I’ll post an update in a few days if I do manage to make headway on my project. Thanks for all the help!

@darthreya, the FreeRTOS environment used by Particle uses preemptive multi-tasking based on an interrupt and time-slice method. This is done using supervisory code which runs at the highest priority. This supervisor will basically, at 1ms intervals, cycle through threads based on their priority and whether they can run or not. For example, a thread waiting on an event will not be given processing time if that event has not occurred yet. A good RTOS programmer will create code that does not unnecessarily use processing time by leveraging events and other mechanisms so as to not hog cpu time. So essentially, each thread gets a slice of time at regular intervals, with each thread “appearing” to run independently of the others. In a multi-processor environment, different threads can run on different processors.

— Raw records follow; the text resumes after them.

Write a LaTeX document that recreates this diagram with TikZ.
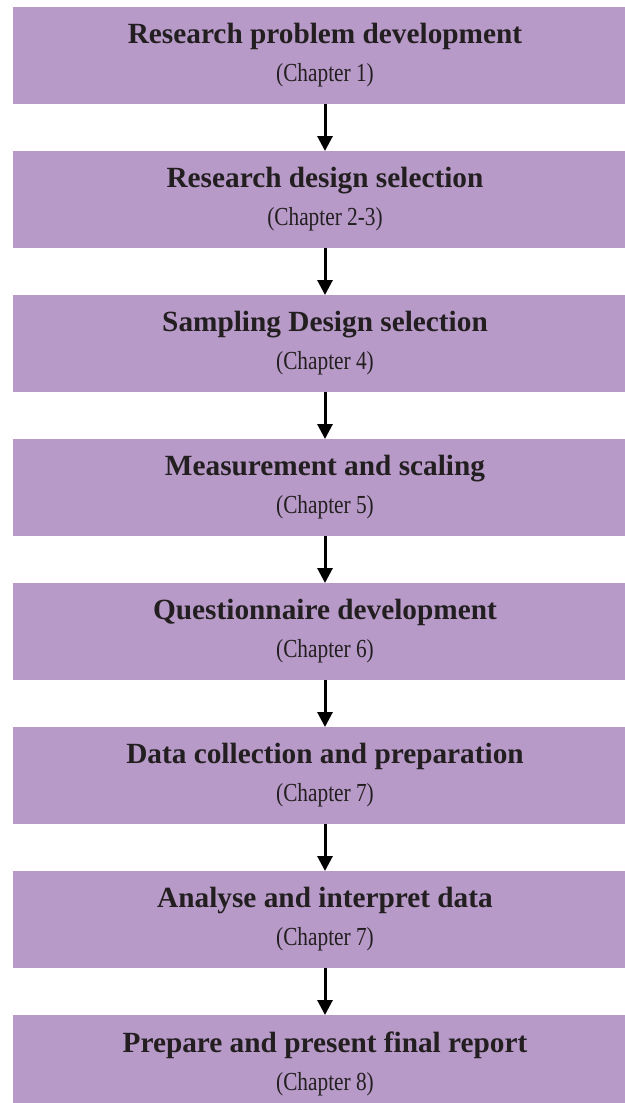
\documentclass[tikz,border=0pt]{standalone}
\usepackage{fontspec}
\setmainfont{Liberation Serif}
\newfontfamily\chapfont[FakeStretch=0.82]{Liberation Serif}
\usetikzlibrary{positioning,arrows.meta}

\definecolor{stagefill}{RGB}{183,154,200}
\definecolor{stagetext}{RGB}{35,31,32}
\newcommand{\chapline}[1]{\\[3pt]{\chapfont\mdseries\fontsize{26}{30}\selectfont (Chapter #1)}}

\begin{document}
\begin{tikzpicture}[x=1pt, y=1pt, node distance=47pt, >={Triangle[width=15pt,length=15pt]}]
    \tikzstyle{stage} = [rectangle, fill=stagefill, text=stagetext, minimum width=624pt, minimum height=97pt, inner sep=0pt, outer sep=0pt, align=center, font=\fontsize{29.3}{35}\selectfont\bfseries]
    \tikzstyle{arrow} = [draw, ->, line width=3pt]

    \useasboundingbox (0,0) rectangle (624,-1103);

    \node [stage] (s1) at (325,-55.5) {Research problem development\chapline{1}};
    \node [stage, below=of s1] (s2) {Research design selection\chapline{2-3}};
    \node [stage, below=of s2] (s3) {Sampling Design selection\chapline{4}};
    \node [stage, below=of s3] (s4) {Measurement and scaling\chapline{5}};
    \node [stage, below=of s4] (s5) {Questionnaire development\chapline{6}};
    \node [stage, below=of s5] (s6) {Data collection and preparation\chapline{7}};
    \node [stage, below=of s6] (s7) {Analyse and interpret data\chapline{7}};
    \node [stage, below=of s7] (s8) {Prepare and present final report\chapline{8}};

    \foreach \a/\b in {s1/s2, s2/s3, s3/s4, s4/s5, s5/s6, s6/s7, s7/s8}
        \draw [arrow] (\a) -- (\b);
\end{tikzpicture}
\end{document}
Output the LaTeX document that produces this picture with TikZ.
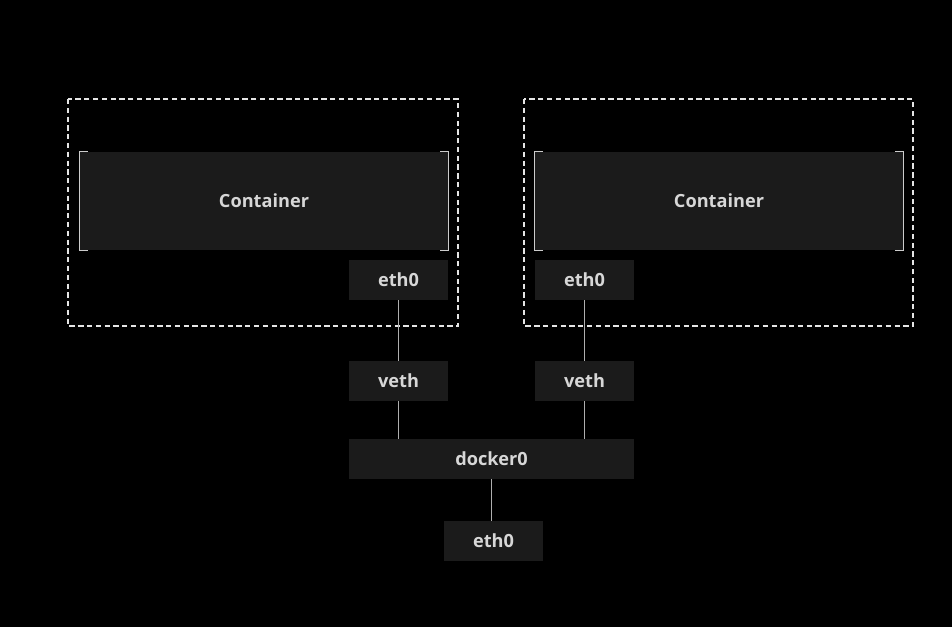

In FreeRTOS, interrupts are also managed with priorities to work cooperatively with threads. Another big thing with any RTOS is the management of shared resources like SPI, I2C and Serial. To avoid “collisions” where one thread tries to use a resource that another thread is already using, the RTOS provides mechanisms including MUTEX (mutual exclusion) flags.

In the case of software timers on FreeRTOS, the quick answer to the callback is that it runs in the timer thread. This means that a callback using a lot of local variables may exceed the timer thread’s stack so care has to be taken. When the timer thread detects a timer has expired and it calls its callback function, the user thread is already not running (since the timer thread is!). The only things that can preempt the callback are higher priority threads (system) or interrupts.

I have given you a somewhat simplistic view of an RTOS. To get a better understanding of different types of RTOS (preemptive vs cooperative for example), I suggest you do a Google search.